Enhanced cooling model for GaN HEMT based on thermoelectric cooler

The self-heating effect of Gallium Nitride (GaN) High Electron Mobility Transistors (HEMTs) limits their performance. This work presents an enhanced cooling model based on thermoelectric coolers (TECs), utilizing both theoretical and experimental methods to improve the thermal management of GaN HEMTs. Results indicate a significant temperature reduction compared to conventional cooling methods, with a considerable increase in drain current by 11.2 % and 15.6 % compared to air and liquid cooling, respectively. At maximum dissipation power, the optimal current for air cooling with TEC is 9 A, and 11 A for liquid cooling with TEC. By adjusting the TEC input current, a maximum junction temperature difference of approximately 10.3 degrees C and 16.6 degrees C is achieved, resulting in optimized junction temperature of 176.3 degrees C and 158.3 degrees C respectively, both of which are further validated experimentally.

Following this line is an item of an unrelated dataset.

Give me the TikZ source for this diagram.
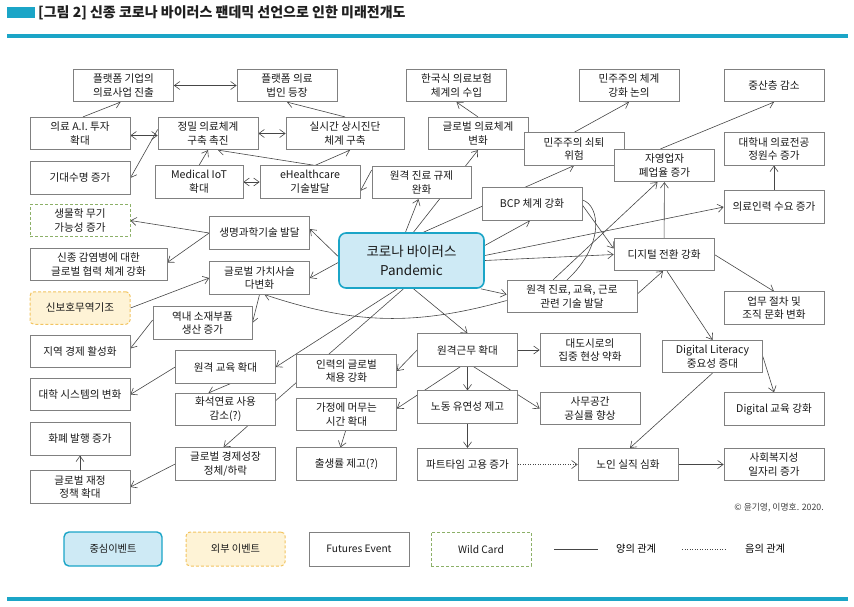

In addition, further theoretical analysis reveals that the structure and parameters of thermoelectric (TE) materials significantly impact the junction temperature of GaN HEMTs. When L = 0.4 mm and S p- S n = 458.2 mu V/K, the junction temperature can be further reduced to 141.1 degrees C and 134.4 degrees C respectively. These findings provide valuable guidance for the design and optimization of thermal management for GaN HEMTs using TECs.